The rebranding effort, announced at last year's Sage Summit and implemented three months ago, created new product names -- Sage 50, 100, 300 and 500 -- for such longtime Sage products as the MAS ERP 90, 200 and 500 application sets and the Accpac and Peachtree accounting applications.
"They're diluting the North American brands," said one angry partner who resells some of the renamed products. The reseller also said he had to devote a lot of time and money to making changes to websites, marketing materials and more. "It's very expensive and a complete waste of resources."
The partner also said resellers were not reimbursed for the expenses. But, another reseller said partners could use Sage-provided market development funds for the changes. Sage executives said the company offered co-funding up to 100 percent for eligible brand-transformation activities, as well as such assistance as an electronic brand transformation tool kit.
"It makes things a bit challenging with our customer base," said Manny Buigas, principal at Axis Global Partners, a Miami-based solution provider, of the rebranding. He recently got a call from a prospect who thought Sage was no longer supporting Peachtree (now Sage 50), for example.
Another partner who described himself as "neutral" on the re-branding added: "I don't think it's going to generate the new business that they think it's going to."
Other partners, however, either say the rebranding hasn't been a big deal or have dealt with it and put the issue behind them. Some even back the plan.
Wolf at Azamba Consulting, for example, said the rebranding effort "represents a commitment that I can get behind" because it makes Sage more competitive and "self-deterministic." But, he's also quick to say he understands why other partners are upset: "People have a hard time with change."
More partners today seem up in arms about the new software subscription plan. Sage announced the subscription pricing option for its ERP and CRM applications in March, as well as price changes for traditional perpetual licenses and changes in customer support and maintenance plans.

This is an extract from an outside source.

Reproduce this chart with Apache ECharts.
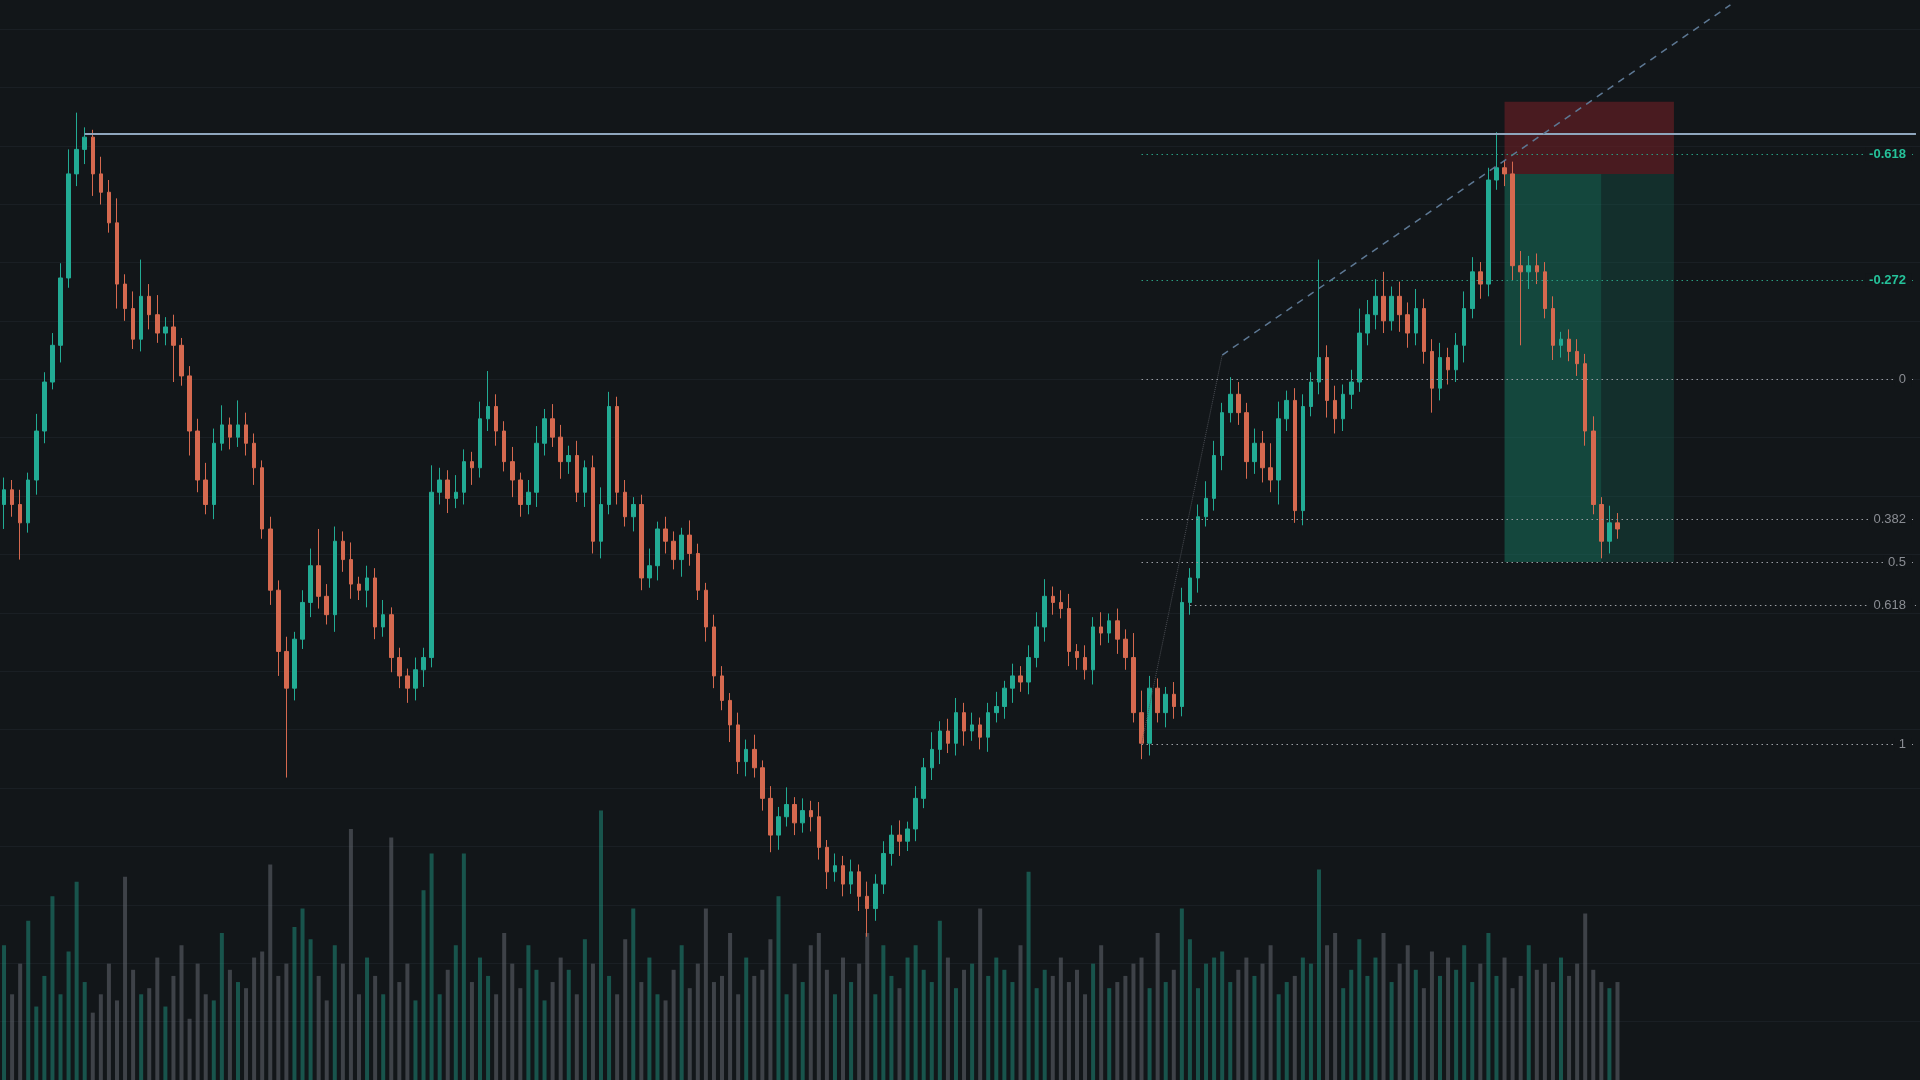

One partner said the margins on the subscription pricing are less than half those Sage's top partners can earn on traditional licenses. "There's absolutely no motivation for me to sell it," he said. The partner also noted that Sage increased prices for perpetual licenses on some products in April and dropped the lowest level maintenance/support option -- effectively raising that price as well. "The whole purpose was to make the subscription pricing look more palatable," he said.
"We have yet to sell one subscription because there isn't enough margin in it for us," said another partner, who calculated that his company would earn only one-third the margin it gets for perpetual licenses.
"We really don't break even or get ahead of the deal for five or six years," said another.
The subscription pricing is targeted at smaller companies that want to use Sage software but can't afford the up-front cost of a perpetual license, Sage's Langner said. "It's really a new means of financing for our customers," he said, adding that it gives partners an opportunity to sell to new customers and re-engage with customers who have let their maintenance plans lapse. "Some of our largest partners have been selling on subscription."
About 20 percent of Sage's new license sales today are subscription, according to Langner.